_Description of the task_: Pictures in the data should be dropped; transcribe exactly the lines from the one that has "Reproduce this chart with matplotlib." through the one that has "plt.rcParams['font.family'] = ['Liberation".

_Data to process_:
** Begin **

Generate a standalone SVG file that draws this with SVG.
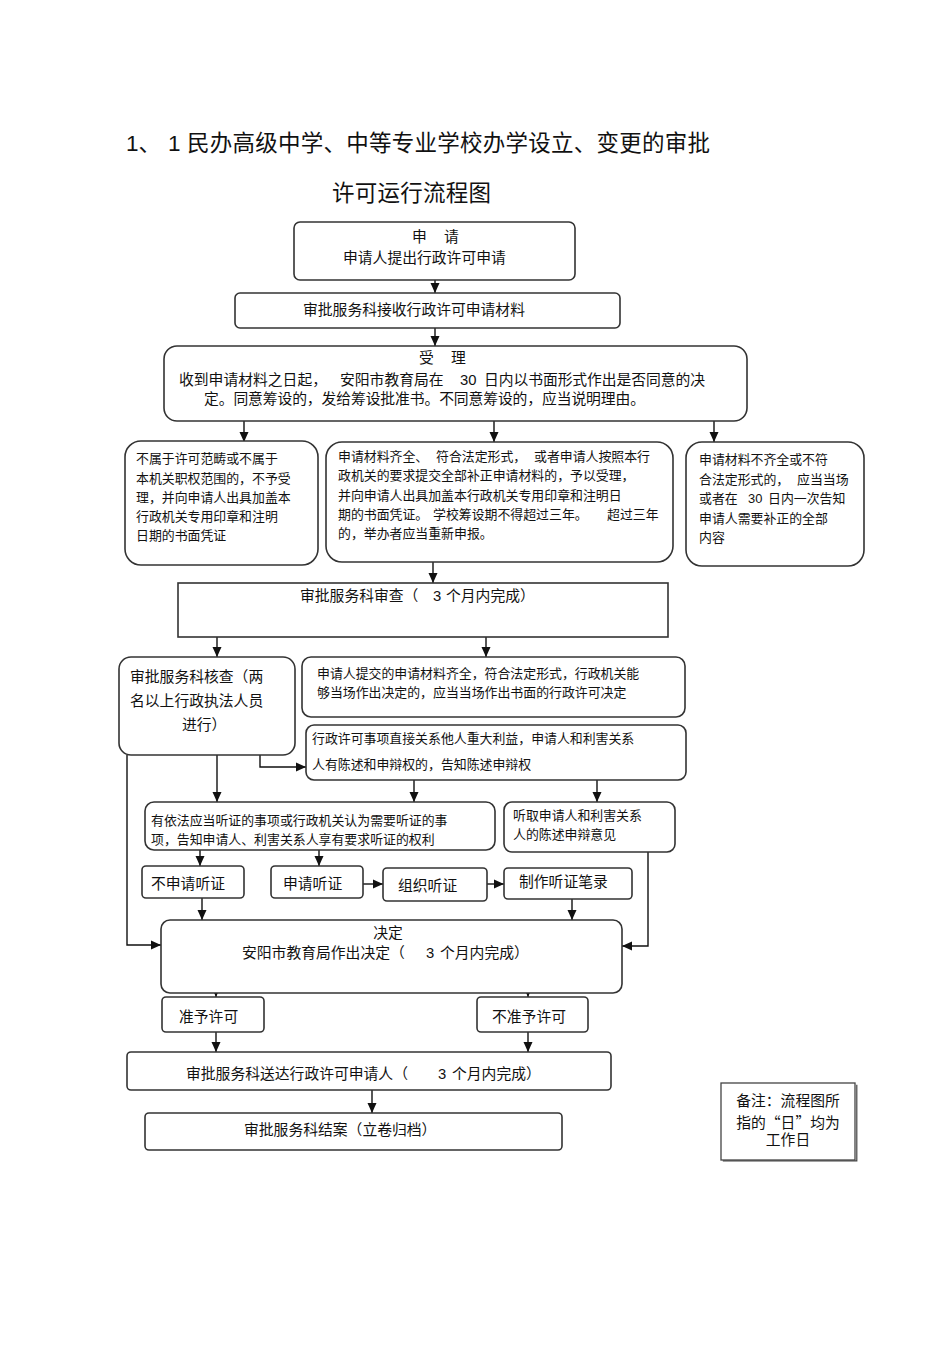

** End **
** Begin **

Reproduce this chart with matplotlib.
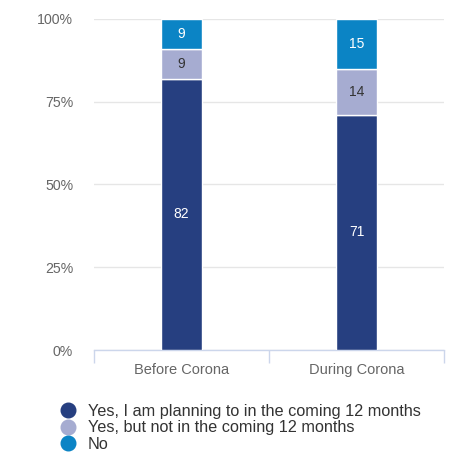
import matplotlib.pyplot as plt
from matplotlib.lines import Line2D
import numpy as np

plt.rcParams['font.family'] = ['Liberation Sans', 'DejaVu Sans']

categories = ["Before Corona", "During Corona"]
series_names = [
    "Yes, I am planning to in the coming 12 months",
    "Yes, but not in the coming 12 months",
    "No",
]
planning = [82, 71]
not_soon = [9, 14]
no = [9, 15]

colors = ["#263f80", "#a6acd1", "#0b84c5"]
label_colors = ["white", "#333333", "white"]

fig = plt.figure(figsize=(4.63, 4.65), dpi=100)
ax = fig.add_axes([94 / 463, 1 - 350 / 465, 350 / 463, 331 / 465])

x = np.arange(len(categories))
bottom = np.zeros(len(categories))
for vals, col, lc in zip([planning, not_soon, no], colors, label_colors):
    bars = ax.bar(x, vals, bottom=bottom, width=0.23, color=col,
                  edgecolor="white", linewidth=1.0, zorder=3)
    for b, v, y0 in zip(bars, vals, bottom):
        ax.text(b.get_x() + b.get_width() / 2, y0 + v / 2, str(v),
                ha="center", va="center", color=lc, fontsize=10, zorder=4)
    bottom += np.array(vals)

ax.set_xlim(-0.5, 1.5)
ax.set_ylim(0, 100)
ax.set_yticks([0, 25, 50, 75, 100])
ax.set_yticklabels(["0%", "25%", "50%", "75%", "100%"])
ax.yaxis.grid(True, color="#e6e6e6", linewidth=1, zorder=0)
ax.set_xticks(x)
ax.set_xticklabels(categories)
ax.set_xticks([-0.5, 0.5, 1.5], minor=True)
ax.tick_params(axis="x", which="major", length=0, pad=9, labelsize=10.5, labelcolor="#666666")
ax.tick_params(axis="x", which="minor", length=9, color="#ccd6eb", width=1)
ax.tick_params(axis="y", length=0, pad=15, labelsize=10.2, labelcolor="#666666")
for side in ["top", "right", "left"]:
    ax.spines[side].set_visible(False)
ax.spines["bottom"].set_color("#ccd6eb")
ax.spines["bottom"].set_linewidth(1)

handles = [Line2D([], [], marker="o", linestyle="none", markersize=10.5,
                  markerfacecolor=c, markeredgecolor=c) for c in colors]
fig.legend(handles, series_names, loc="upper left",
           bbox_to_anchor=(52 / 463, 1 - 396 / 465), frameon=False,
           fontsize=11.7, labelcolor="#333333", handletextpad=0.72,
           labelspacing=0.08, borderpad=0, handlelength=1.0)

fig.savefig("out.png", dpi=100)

** End **

_Written answer_:
Reproduce this chart with matplotlib.
import matplotlib.pyplot as plt
from matplotlib.lines import Line2D
import numpy as np

plt.rcParams['font.family'] = ['Liberation Sans', 'DejaVu Sans']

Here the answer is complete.